L’Autriche insensible aux victimes du séisme

 

Vienne ne serait pas vraiment Vienne sans sa forte présence turque.

Autriche/ Allemagne/Turquie – Alors que l’Allemagne a immédiatement fait preuve d’humanité à l’égard des victimes du tremblement de terre qui a dévasté une partie des territoire turc et syrien, l’Autriche demeure intransigeante et ne mettra pas, contrairement à son voisin du nord, des procédures accélérées d’obtention de visas.

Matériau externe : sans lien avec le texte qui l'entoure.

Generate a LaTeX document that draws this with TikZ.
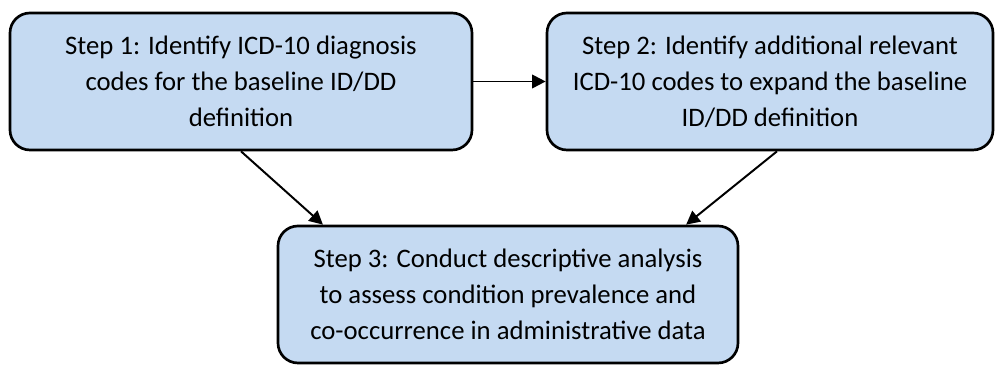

Un premier périple pour une première étape

Les membres de la diaspora turque implantée dans le pays et qui représente la quatrième communauté étrangère derrière les Allemands, les Roumains et les Serbes (*), et qui envisageaient de venir en aide à leurs compatriotes en se proposant de les héberger, ne le pourront pas comme ils l’espéraient car les autorités autrichiennes en ont décidé autrement. Le ministre de l’Intérieur autrichien Gerhard Karner, a beau avoir promis que les demandes d’asile allaient être traitées « le plus rapidement possible »,  personne ne le croit car les conditions d’obtention d’un visa temporaire sont tellement rédhibitoires qu’elles semblent avoir été sciemment élaborées pour dissuader tout candidat à l’exil. On le constate à la première étape à laquelle doivent se soumettre les victimes du séisme souhaitant rejoindre Autriche et qui consiste à se rendre auprès des autorités autrichiennes compétentes en Turquie c’est-à-dire le consulat d’Ankara ou l’ambassade d’Istanbul, situés respectivement à plus de huit cents et mille cinq cents kilomètres de la zone dévastée par le tremblement de terre et ses innombrables répliques. Pour les citoyens syriens, la situation est encore plus difficile car ils doivent faire le voyage au Liban et se présenter à l’ambassade d’Autriche à Beyrouth. Mais ce n’est qu’après ce premier pas franchi que les problèmes commencent car les candidats au départ semblent être considérés comme autant de terroristes potentiels. Pour obtenir leur visa ils doivent en effet fournir une multitude de documents et d’attestations. Tout d’abord, ils sont tenus de démontrer de manière crédible qu’ils retourneront dans leur pays à l’expiration du visa, ce qui est impossible lorsqu’il s’agit de personnes dont tous les biens ont été dévastés par la catastrophe.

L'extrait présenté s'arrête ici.